Euro zone governments have raised 15 billion euros ($15 billion) from green bonds over the last two weeks, pushing volumes above a year ago even as heightened volatility cuts issuance in the broader market.

High inflation and rapidly rising interest rates have injected a level of turbulence into world markets not seen for years, leading to caution generally among borrowers.

But this does not seem to have dented demand for green government bonds that fund environmentally beneficial projects.

Belgium on Wednesday became the third European state in two weeks to sell green debt, raising 4.5 billion euros from a new 2039 bond.

Germany raised 4.75 billion euros from a new five-year bond sale on Aug. 31 and Italy raked in 6 billion euros from a 12-year offering last week.

Governments in the euro market have raised over 40 billion euros from green bonds so far this year, according to ING Bank, just above the 39 billion in the comparable period of 2021.

Bram Bos, lead portfolio manager for green, social and impact bonds at NN Investment Partners, said there was "very strong" momentum in the government green bond market and that the conflict in Ukraine could provide further impetus.

"The war in Ukraine triggers a lot of investments into renewable energy. A big part of that will be funded through governments," he said. "That for sure is a trigger for governments to issue more green bonds going forward."


The growth in sovereign green bond sales contrasts with the broader green bond market, where issuance - which also includes corporates - stood at $278 billion by the end of August versus $335 billion at the same time in 2021, according to UniCredit.

It has cut its forecast for overall green bond sales this year to $500 billion, down around 10% from last year.

Green bond issuance from companies has dropped this year alongside conventional debt sales as surging rates and recession fears curb investor demand for corporate debt.

"There is a stronger commitment from governments to maintain their green activity at a certain level, if only as a signalling to the wider market," said ING senior rates strategist Benjamin Schroeder.

While companies are often opportunistic borrowers and more likely to change funding plans as market conditions change, sovereigns - having to fund state budgets - are less flexible.

Issuance from governments has also increased even as the "greenium" on the debt has shrank in recent months in the secondary market, ING data suggests.

"Greenium" refers to the slightly lower yield green bonds offer versus conventional debt, reflecting a dedicated investor base chasing a limited pool of these assets.

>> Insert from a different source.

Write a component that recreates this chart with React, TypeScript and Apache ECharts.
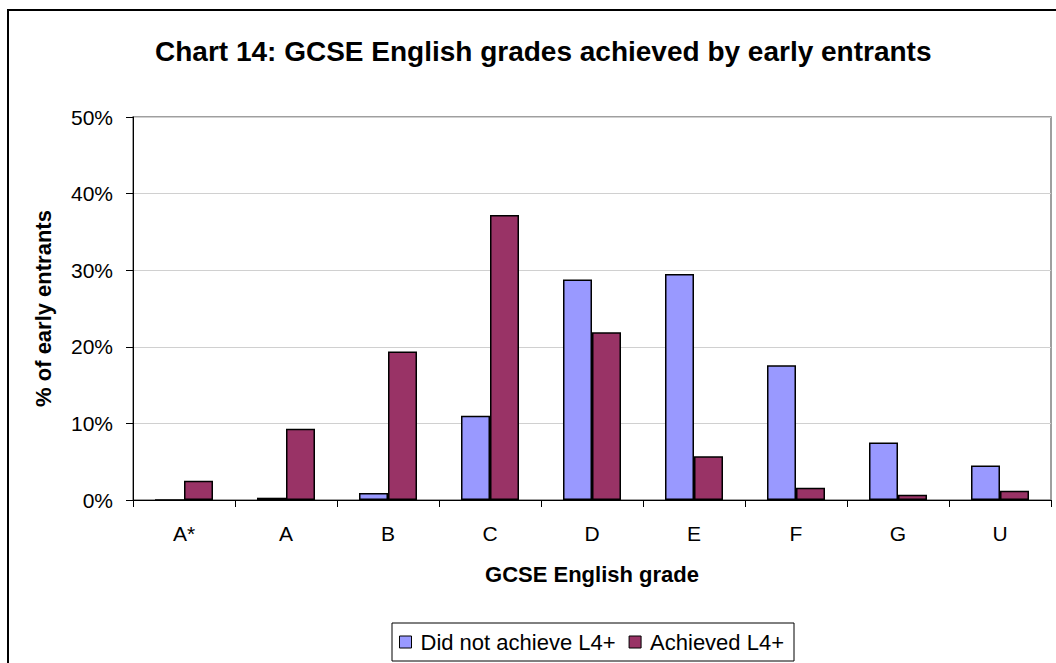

ING saw the decline as a function of worsening liquidity in government bond markets generally.

Governments may face a narrowing pricing benefit as a result, but are still able to tap an additional pool of sustainability investors focused exclusively on securities such as green bonds, analysts said.

"When I look at our strategies for green bonds, we have record inflows this year, which is remarkable because with most regular fixed income strategies they are all facing outflows," said NN Investment Partners' Bos.

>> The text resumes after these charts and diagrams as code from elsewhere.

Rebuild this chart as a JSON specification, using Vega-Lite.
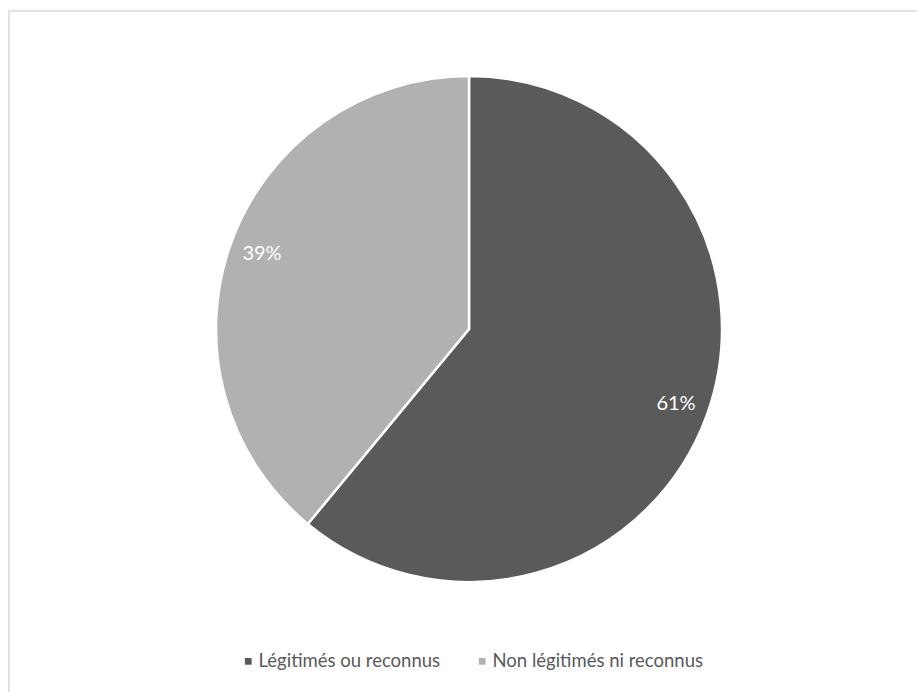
{
  "$schema": "https://vega.github.io/schema/vega-lite/v6.json",
  "autosize": "none",
  "padding": {"left": 9, "top": 11, "right": 0, "bottom": 0},
  "width": 912,
  "height": 685,
  "background": "white",
  "view": {"stroke": "#d9d9d9", "strokeWidth": 1.5},
  "config": {
    "view": {"stroke": "#d9d9d9", "strokeWidth": 1.5},
    "font": "Lato"
  },
  "data": {
    "values": [
      {"categorie": "Légitimés ou reconnus", "part": 61, "label": "61%", "ordre": 1},
      {"categorie": "Non légitimés ni reconnus", "part": 39, "label": "39%", "ordre": 2}
    ]
  },
  "encoding": {
    "theta": {"field": "part", "type": "quantitative", "stack": true},
    "order": {"field": "ordre", "type": "quantitative"}
  },
  "layer": [
    {
      "mark": {
        "type": "arc",
        "outerRadius": 253,
        "stroke": "white",
        "strokeWidth": 2.5,
        "x": {"expr": "width/2 + 4"},
        "y": {"expr": "(height - 49)/2"}
      },
      "encoding": {
        "color": {
          "field": "categorie",
          "type": "nominal",
          "sort": ["Légitimés ou reconnus", "Non légitimés ni reconnus"],
          "scale": {
            "domain": ["Légitimés ou reconnus", "Non légitimés ni reconnus"],
            "range": ["#5a5a5a", "#b1b1b1"]
          },
          "legend": {
            "title": null,
            "orient": "none",
            "direction": "horizontal",
            "legendX": 230,
            "legendY": 641,
            "padding": 0,
            "symbolType": "square",
            "symbolSize": 45,
            "symbolStrokeWidth": 0,
            "labelFont": "Lato",
            "labelFontSize": 18.5,
            "labelColor": "#595959",
            "labelOffset": 1,
            "columnPadding": 32,
            "labelLimit": 400
          }
        }
      }
    },
    {
      "mark": {
        "type": "text",
        "radius": 220,
        "color": "white",
        "fontSize": 20,
        "font": "Lato",
        "x": {"expr": "width/2 + 4"},
        "y": {"expr": "(height - 49)/2"}
      },
      "encoding": {
        "text": {"field": "label", "type": "nominal"}
      }
    }
  ]
}
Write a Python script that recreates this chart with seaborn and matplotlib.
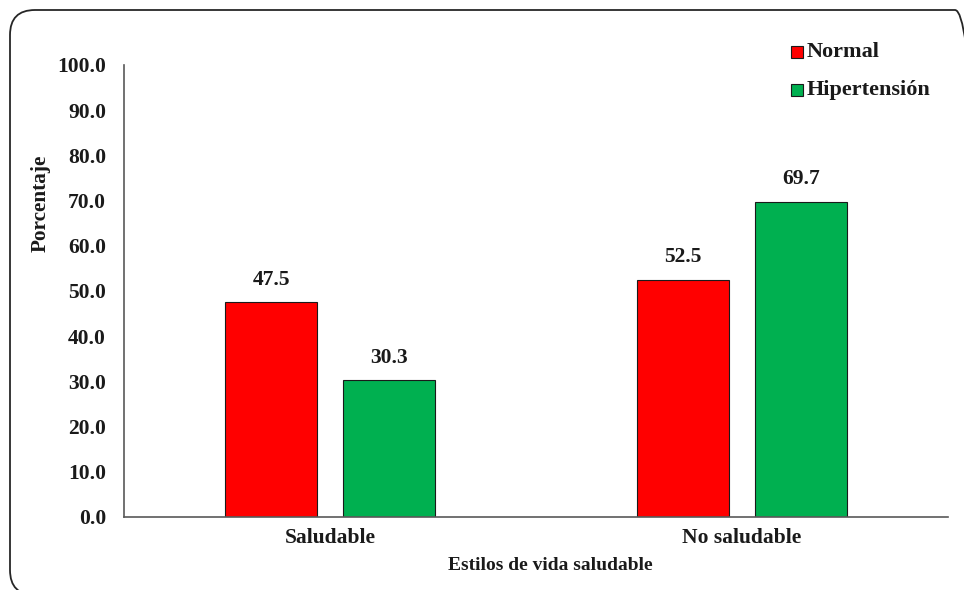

Maric Post, director at the Belgian debt agency, estimated Wednesday's green bond issue still offered a pricing benefit of 1 to 1.5 basis points relative to a conventional bond sale.

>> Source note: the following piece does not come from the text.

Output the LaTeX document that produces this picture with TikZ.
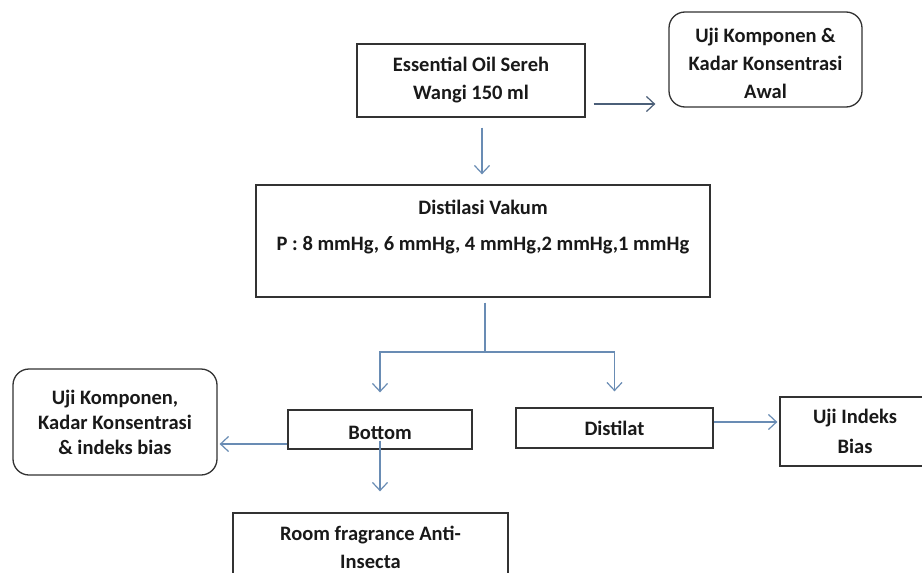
\documentclass[tikz,border=0pt]{standalone}
\usepackage{fontspec}
\setmainfont{Carlito}
\usetikzlibrary{arrows.meta}
\definecolor{boxline}{RGB}{50,50,50}
\definecolor{arrblue}{RGB}{105,140,180}
\definecolor{arrdark}{RGB}{75,95,120}
\definecolor{txt}{RGB}{25,25,25}
\tikzset{
  every node/.style={font={\bfseries\fontsize{20.5}{28}\selectfont}, text=txt, align=center, inner sep=0pt},
  boxsq/.style={draw=boxline, line width=1.3pt, rectangle},
  boxrd/.style={draw=boxline, line width=1.3pt, rectangle, rounded corners=16pt},
  arr/.style={draw=arrblue, line width=1.2pt, -{Straight Barb[length=8pt,width=15pt,line width=1.2pt]}},
  lin/.style={draw=arrblue, line width=1.2pt},
}
\begin{document}
\begin{tikzpicture}[x=1pt,y=-1pt]
\useasboundingbox (0,0) rectangle (922,573);
\fill[white] (0,0) rectangle (922,573);
\node[boxsq, minimum width=228pt, minimum height=73pt] (oil) at (471,80.5) {Essential Oil Sereh\\Wangi 150 ml};
\node[boxrd, minimum width=193pt, minimum height=95pt] (awal) at (765.5,59.5) {\rule{0pt}{22pt}Uji Komponen \&\\Kadar Konsentrasi\\Awal};
\node[boxsq, minimum width=454pt, minimum height=112pt] (vak) at (483,241) {Distilasi Vakum\\[8pt]P : 8 mmHg, 6 mmHg, 4 mmHg,2 mmHg,1 mmHg\\[4pt]\mbox{}};
\node[boxsq, minimum width=184pt, minimum height=39pt] (bottom) at (380,429.5) {\rule{0pt}{20pt}Bottom};
\node[boxsq, minimum width=197pt, minimum height=40pt] (distilat) at (614.5,428) {Distilat};
\node[boxsq, minimum width=150pt, minimum height=69pt] (uji) at (855,431.5) {Uji Indeks\\[2pt]Bias};
\node[boxrd, minimum width=204pt, minimum height=106pt, font={\bfseries\fontsize{20.5}{25}\selectfont}] (left) at (115,422) {Uji Komponen,\\Kadar Konsentrasi\\\& indeks bias};
\node[boxsq, minimum width=275pt, minimum height=69pt] (room) at (370.5,547.5) {Room fragrance Anti-\\Insecta};
\coordinate (j) at (485,352);
\draw[arr, draw=arrdark, shorten <=8pt, shorten >=13pt] (oil.east |- 0,104) -- (awal.west |- 0,104);
\draw[arr, shorten <=10pt, shorten >=10pt] (oil.south -| 482,0) -- (vak.north -| 482,0);
\draw[lin, shorten <=5pt] (vak.south -| j) -- (j);
\draw[arr, shorten >=17pt] (j) -| (bottom.north);
\draw[arr, shorten >=16pt] (j) -| (distilat.north);
\draw[arr, shorten >=2pt] (bottom.west |- 0,444) -- (left.east |- 0,444);
\draw[arr, shorten >=2pt] (distilat.east |- 0,422) -- (uji.west |- 0,422);
\draw[arr, shorten >=21pt] ([yshift=9pt]bottom.south) -- (bottom.south |- room.north);
\end{tikzpicture}
\end{document}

"In this sense we feel the green element has given us some improvement in the terms and a smooth execution in what could otherwise have been a more difficult backdrop," he told Reuters.

A banker who managed Italy's green bond sale last week said the banks arranging that deal considered election uncertainty when deciding on the format. Italy holds an election on Sep. 25.

"We thought that, in that environment, issuing in green would provide an added advantage to Italy and would certainly help them secure a very good transaction," the banker said, speaking on condition of anonymity.